• [GIVEN DATA]:
^^^^
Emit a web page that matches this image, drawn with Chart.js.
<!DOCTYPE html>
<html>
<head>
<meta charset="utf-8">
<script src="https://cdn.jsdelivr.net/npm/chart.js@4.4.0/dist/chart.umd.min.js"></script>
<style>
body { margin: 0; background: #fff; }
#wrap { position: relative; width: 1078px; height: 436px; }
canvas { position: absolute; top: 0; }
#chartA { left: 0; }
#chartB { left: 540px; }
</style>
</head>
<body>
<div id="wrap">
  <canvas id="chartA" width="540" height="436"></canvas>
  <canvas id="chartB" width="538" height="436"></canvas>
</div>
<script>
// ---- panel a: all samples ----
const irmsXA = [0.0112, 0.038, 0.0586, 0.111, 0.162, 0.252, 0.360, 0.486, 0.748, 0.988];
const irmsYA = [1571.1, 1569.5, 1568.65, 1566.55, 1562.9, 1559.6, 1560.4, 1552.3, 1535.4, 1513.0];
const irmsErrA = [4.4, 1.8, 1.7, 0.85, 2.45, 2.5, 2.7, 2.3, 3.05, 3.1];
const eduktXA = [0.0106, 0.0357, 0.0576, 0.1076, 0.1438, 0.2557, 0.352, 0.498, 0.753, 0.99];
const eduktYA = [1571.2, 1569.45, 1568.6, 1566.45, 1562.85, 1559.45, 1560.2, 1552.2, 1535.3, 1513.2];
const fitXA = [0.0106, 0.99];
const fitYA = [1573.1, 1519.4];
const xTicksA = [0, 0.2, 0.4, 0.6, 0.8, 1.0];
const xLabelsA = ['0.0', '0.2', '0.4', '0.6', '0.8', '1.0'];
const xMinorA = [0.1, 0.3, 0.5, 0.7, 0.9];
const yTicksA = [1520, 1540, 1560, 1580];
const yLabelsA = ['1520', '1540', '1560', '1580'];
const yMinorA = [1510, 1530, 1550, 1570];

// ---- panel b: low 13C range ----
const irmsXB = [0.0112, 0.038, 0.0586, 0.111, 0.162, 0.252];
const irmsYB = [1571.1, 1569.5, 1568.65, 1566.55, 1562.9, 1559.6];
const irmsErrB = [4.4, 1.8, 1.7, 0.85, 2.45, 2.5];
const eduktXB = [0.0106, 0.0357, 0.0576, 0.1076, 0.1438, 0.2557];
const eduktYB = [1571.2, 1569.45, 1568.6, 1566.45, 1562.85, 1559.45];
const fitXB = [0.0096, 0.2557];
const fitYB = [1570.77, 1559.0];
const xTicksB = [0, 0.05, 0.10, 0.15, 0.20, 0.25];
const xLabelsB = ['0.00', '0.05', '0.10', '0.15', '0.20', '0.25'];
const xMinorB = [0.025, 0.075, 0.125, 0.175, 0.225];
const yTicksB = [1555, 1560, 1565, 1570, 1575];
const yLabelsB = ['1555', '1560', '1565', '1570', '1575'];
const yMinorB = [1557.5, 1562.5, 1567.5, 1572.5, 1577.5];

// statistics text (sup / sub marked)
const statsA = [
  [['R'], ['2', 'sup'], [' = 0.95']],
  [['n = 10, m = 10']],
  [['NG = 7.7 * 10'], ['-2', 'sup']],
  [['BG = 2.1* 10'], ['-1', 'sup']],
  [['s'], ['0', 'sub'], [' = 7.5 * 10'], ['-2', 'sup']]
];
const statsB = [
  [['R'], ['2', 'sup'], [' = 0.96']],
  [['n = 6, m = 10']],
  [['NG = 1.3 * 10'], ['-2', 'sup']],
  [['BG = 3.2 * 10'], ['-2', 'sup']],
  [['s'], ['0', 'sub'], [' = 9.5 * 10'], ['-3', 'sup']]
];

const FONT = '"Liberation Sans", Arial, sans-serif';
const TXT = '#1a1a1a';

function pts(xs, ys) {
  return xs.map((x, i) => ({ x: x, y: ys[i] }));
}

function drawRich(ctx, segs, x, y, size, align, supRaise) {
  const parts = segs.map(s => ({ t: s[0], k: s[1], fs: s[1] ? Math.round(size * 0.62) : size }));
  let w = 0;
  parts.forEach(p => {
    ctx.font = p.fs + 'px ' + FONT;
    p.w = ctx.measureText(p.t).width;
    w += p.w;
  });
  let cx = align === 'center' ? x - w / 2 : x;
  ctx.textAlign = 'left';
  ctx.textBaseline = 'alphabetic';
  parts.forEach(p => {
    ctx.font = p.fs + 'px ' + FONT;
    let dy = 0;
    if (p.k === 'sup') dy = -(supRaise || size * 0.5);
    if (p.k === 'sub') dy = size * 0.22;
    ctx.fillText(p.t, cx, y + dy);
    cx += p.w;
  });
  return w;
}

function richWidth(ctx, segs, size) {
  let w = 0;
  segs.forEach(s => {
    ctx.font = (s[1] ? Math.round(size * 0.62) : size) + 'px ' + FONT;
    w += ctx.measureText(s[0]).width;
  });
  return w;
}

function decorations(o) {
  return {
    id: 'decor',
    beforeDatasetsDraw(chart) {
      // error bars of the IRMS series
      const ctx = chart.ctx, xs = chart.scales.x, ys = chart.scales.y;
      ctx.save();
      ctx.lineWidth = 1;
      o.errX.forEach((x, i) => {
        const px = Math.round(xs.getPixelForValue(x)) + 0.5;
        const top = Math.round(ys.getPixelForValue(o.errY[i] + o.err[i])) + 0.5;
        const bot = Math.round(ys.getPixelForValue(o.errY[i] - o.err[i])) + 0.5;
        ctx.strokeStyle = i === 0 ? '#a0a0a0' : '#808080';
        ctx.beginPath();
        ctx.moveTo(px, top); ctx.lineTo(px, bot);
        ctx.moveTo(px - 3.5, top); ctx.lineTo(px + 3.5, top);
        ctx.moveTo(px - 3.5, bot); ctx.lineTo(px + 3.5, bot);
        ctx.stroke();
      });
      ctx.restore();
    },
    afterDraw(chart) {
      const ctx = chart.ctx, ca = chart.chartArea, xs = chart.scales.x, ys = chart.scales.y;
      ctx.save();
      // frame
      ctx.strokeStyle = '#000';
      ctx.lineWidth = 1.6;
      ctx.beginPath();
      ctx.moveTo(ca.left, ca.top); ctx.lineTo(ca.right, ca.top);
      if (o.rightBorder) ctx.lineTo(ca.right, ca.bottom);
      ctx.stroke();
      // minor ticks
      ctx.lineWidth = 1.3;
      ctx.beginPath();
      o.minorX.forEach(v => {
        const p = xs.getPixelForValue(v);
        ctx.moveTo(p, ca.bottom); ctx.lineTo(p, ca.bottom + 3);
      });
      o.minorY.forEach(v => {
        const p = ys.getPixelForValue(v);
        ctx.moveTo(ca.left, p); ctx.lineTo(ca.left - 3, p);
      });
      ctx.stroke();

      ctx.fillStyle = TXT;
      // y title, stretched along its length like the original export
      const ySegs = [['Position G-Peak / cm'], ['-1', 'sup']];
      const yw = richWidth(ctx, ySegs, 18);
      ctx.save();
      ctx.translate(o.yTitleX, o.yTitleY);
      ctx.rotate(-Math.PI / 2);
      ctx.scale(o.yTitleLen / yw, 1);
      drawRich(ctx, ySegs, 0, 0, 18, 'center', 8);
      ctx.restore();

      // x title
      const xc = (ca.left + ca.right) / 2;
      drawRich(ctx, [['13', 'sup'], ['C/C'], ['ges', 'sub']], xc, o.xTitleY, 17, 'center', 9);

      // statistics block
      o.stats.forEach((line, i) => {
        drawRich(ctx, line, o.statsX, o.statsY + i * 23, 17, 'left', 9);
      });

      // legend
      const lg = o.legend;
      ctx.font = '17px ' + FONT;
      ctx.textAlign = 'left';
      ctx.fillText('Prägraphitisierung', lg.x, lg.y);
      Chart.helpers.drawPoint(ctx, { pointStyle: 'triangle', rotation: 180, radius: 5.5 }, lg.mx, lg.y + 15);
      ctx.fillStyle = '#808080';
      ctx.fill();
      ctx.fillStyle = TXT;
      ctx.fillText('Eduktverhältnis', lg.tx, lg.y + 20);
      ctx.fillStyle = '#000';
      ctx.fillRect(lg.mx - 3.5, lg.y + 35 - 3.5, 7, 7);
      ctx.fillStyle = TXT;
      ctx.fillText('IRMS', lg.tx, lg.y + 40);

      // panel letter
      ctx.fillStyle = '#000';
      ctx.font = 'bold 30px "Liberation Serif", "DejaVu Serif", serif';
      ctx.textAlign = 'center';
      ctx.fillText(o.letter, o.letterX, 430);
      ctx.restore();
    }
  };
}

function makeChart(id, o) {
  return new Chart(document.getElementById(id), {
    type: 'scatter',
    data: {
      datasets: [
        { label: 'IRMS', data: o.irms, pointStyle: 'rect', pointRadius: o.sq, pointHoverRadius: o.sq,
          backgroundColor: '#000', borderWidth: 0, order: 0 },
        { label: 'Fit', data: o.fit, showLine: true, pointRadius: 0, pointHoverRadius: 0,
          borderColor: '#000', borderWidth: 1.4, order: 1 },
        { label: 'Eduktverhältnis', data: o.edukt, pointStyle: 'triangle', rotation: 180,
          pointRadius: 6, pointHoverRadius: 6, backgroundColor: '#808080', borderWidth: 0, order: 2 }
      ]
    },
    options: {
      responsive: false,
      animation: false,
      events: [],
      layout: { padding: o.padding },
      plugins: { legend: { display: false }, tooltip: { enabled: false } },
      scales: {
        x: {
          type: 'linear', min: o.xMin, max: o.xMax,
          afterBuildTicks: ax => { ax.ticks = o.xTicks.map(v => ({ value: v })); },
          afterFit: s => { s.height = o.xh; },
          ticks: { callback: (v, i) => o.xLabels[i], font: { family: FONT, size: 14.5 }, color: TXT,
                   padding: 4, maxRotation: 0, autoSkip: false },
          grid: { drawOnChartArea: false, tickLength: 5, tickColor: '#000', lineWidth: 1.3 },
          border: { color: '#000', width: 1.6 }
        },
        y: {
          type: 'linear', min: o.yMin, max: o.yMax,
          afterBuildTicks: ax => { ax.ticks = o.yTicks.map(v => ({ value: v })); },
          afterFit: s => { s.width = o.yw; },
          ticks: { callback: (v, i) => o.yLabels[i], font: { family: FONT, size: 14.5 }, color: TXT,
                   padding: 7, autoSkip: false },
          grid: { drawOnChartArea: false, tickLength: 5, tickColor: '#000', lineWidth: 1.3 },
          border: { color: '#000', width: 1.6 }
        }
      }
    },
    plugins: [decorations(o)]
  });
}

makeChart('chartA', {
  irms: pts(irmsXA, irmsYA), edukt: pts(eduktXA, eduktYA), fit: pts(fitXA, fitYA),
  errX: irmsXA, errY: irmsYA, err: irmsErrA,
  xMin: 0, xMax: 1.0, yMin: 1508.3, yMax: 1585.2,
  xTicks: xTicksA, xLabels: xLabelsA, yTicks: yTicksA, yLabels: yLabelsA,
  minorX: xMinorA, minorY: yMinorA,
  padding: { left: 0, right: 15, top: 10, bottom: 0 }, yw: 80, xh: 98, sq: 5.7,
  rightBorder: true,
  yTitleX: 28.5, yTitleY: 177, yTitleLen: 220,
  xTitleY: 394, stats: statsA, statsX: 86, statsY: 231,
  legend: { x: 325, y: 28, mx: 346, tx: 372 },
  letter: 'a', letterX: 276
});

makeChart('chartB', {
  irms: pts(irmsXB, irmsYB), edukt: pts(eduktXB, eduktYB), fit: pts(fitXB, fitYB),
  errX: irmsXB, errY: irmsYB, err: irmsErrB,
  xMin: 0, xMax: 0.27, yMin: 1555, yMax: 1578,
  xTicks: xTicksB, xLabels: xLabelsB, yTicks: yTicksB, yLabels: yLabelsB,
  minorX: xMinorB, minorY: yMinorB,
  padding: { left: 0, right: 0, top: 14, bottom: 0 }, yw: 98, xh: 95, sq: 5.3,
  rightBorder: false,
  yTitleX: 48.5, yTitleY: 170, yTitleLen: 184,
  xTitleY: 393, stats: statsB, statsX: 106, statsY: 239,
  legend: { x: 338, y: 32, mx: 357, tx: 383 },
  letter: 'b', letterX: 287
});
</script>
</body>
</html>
^^^^
• [TASK PROMPT]:
Everything from the first line above through the line that contains "const yMinorA = [1510, 1530, 1550, 1570];" should be duplicated exactly, please, and nothing beyond it.

• [RESPONSE TO THIS EXERCISE]:
Emit a web page that matches this image, drawn with Chart.js.
<!DOCTYPE html>
<html>
<head>
<meta charset="utf-8">
<script src="https://cdn.jsdelivr.net/npm/chart.js@4.4.0/dist/chart.umd.min.js"></script>
<style>
body { margin: 0; background: #fff; }
#wrap { position: relative; width: 1078px; height: 436px; }
canvas { position: absolute; top: 0; }
#chartA { left: 0; }
#chartB { left: 540px; }
</style>
</head>
<body>
<div id="wrap">
  <canvas id="chartA" width="540" height="436"></canvas>
  <canvas id="chartB" width="538" height="436"></canvas>
</div>
<script>
// ---- panel a: all samples ----
const irmsXA = [0.0112, 0.038, 0.0586, 0.111, 0.162, 0.252, 0.360, 0.486, 0.748, 0.988];
const irmsYA = [1571.1, 1569.5, 1568.65, 1566.55, 1562.9, 1559.6, 1560.4, 1552.3, 1535.4, 1513.0];
const irmsErrA = [4.4, 1.8, 1.7, 0.85, 2.45, 2.5, 2.7, 2.3, 3.05, 3.1];
const eduktXA = [0.0106, 0.0357, 0.0576, 0.1076, 0.1438, 0.2557, 0.352, 0.498, 0.753, 0.99];
const eduktYA = [1571.2, 1569.45, 1568.6, 1566.45, 1562.85, 1559.45, 1560.2, 1552.2, 1535.3, 1513.2];
const fitXA = [0.0106, 0.99];
const fitYA = [1573.1, 1519.4];
const xTicksA = [0, 0.2, 0.4, 0.6, 0.8, 1.0];
const xLabelsA = ['0.0', '0.2', '0.4', '0.6', '0.8', '1.0'];
const xMinorA = [0.1, 0.3, 0.5, 0.7, 0.9];
const yTicksA = [1520, 1540, 1560, 1580];
const yLabelsA = ['1520', '1540', '1560', '1580'];
const yMinorA = [1510, 1530, 1550, 1570];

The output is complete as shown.